Une ouverture aux capitaux privés sous couvert d'amélioration de l'électricité renouvelable 

"Le projet Hercule nous semble répondre aux besoins du groupe énergétique français", a continué le président de la CRE. Comme nous vous l'expliquions dans cet article, la réorganisation d'EDF pourrait se traduire par une scission du groupe en trois entités. S'il est prévu qu'EDF Bleu détienne 100% des parts d'EDF Azur (en charge des barrages hydroélectriques), elle ne détiendrait qu'une "large majorité" de celles d'EDF Vert (activités commerciales, la distribution d'électricité et les énergies renouvelables). "Ma position est qu'il ne faut pas qu'il y ait plus de 33% de parts privées", a précisé Jean-François Carenco.

"Il ne s'agit pas de privatiser les gains, mais d'élargir les leviers d'investissements dans la transition énergétique sans que cela change quoi que ce soit à la gouvernance par la nation", a-t-il expliqué. 

Car c'est l'autre axe pour les défenseurs du projet Hercule : la réforme permettra d'investir plus dans l’efficacité énergétique et le renouvelable. "En raison de sa dette, EDF investit beaucoup moins dans les énergies renouvelables que ses concurrents", a souligné Jean-François Carenco. Une entrée de capitaux privés permettrait en outre de décharger le groupe public d'une partie de sa dette, a plaidé le président de la Commission de régulation de l'énergie. 

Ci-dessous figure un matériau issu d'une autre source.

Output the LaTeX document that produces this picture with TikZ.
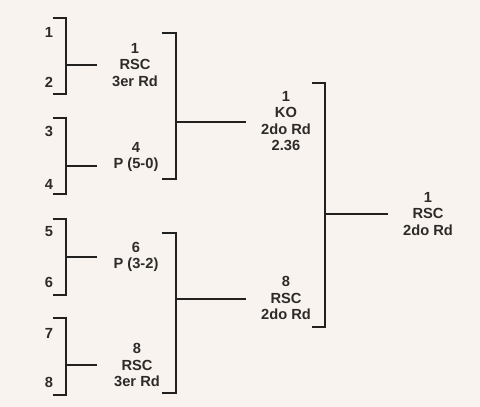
\documentclass[tikz,border=0pt]{standalone}
\usepackage{fontspec}
\setmainfont{Liberation Sans}
\usetikzlibrary{positioning}
\definecolor{bgpaper}{RGB}{248,243,238}
\definecolor{inkline}{RGB}{35,33,32}
\definecolor{inktext}{RGB}{45,43,42}

\begin{document}
\begin{tikzpicture}[x=0.75pt, y=-0.75pt, font=\fontsize{11}{12.4}\selectfont\bfseries,
  seed/.style={text=inktext, inner sep=0pt},
  result/.style={text=inktext, align=center, inner sep=0pt},
  bracket/.style={draw=inkline, line width=1.5pt}]
  \fill[bgpaper] (0,0) rectangle (480,407);
  \useasboundingbox (0,0) rectangle (480,407);
  % seeds
  \foreach \n/\y in {1/32,2/82,3/131,4/184,5/232,6/282,7/333,8/382}
    \node[seed] (s\n) at (49,\y) {\n};
  % first round results
  \node[result] (q1) at (135,65) {1\\RSC\\3er Rd};
  \node[result] (q2) at (136,157) {4\\P (5-0)};
  \node[result] (q3) at (136,257) {6\\P (3-2)};
  \node[result] (q4) at (137,365) {8\\RSC\\3er Rd};
  % semifinal results
  \node[result] (h1) at (286,121) {1\\KO\\2do Rd\\2.36};
  \node[result] (h2) at (286,298) {8\\RSC\\2do Rd};
  % final
  \node[result] (f1) at (428,214) {1\\RSC\\2do Rd};
  % first round brackets
  \foreach \k/\t/\b/\m in {1/18/94/65,2/118/194/166,3/219/295/257,4/318/395/365} {
    \draw[bracket] (53,\t) -| (66,\b) -- (53,\b);
    \coordinate (j\k) at (66,\m);
    \coordinate (e\k) at (97,\m);
    \draw[bracket] (j\k) -- (e\k);
  }
  % second round brackets
  \foreach \k/\t/\b/\m in {5/33/179/122,6/233/393/299} {
    \draw[bracket] (162,\t) -| (176,\b) -- (162,\b);
    \coordinate (j\k) at (176,\m);
    \coordinate (e\k) at (246,\m);
    \draw[bracket] (j\k) -- (e\k);
  }
  % final bracket
  \draw[bracket] (312,83) -| (325,327) -- (312,327);
  \coordinate (j7) at (325,214);
  \coordinate (e7) at (388,214);
  \draw[bracket] (j7) -- (e7);
\end{tikzpicture}
\end{document}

Comment peut-on penser que la CRE défende quelque chose qui détruise le service public de l'électricité français ?

Mais ce genre d'arguments ne convainc pas les opposants au Projet Hercule, qui sont nombreux à voir dans cette opération un début de privatisation du service public de l'électricité en France. "Comment peut-on penser que la CRE défende quelque chose qui détruise le service public de l'électricité français ?" leur a répondu Jean-François Carenco. "On a été créé pour défendre le consommateur à court, moyen et long terme, [Et défendre le consommateur,] ce n'est pas défendre la facture à l'instant T". 

Avec Hercule, quelles conséquences sur les prix ? 

Justement, la facture augmentera-t-elle à terme ? Evoquant lui-même le sujet, Jean-François Carenco, a indiqué que le projet Hercule n'entraînerait pas de hausse des tarifs. Il a en revanche évoqué une probable et légère hausse des prix qui devrait, selon lui, logiquement avoir lieu en raison des impôts. 

Existe-t-il cependant une menace pour les prix à la production ? Le président de la Commission de régulation de l'énergie a expliqué que deux facteurs seraient déterminants. D'abord, "le coût du nucléaire qui est trop faible", a-t-il affirmé. "Mais ce qui nous menace, c'est le prix de la transition énergétique si nous ne faisons pas attention", a prévenu Jean-François Carenco. De ce point de vue, le  patron de la CRE a estimé qu'il fallait faire des énergies renouvelables "au fur et à mesure que la sécurité des approvisionnements n'est pas menacée."

"Attention à cet engouement trop fort pour les énergies renouvelables et le 'quel qu'en soit le coût'", a conclu Jean-François Carenco, qui a indiqué que des hectares de terrains pour faire de l'électricité photo-voltaïque étaient vendus jusqu'à 30.000 €.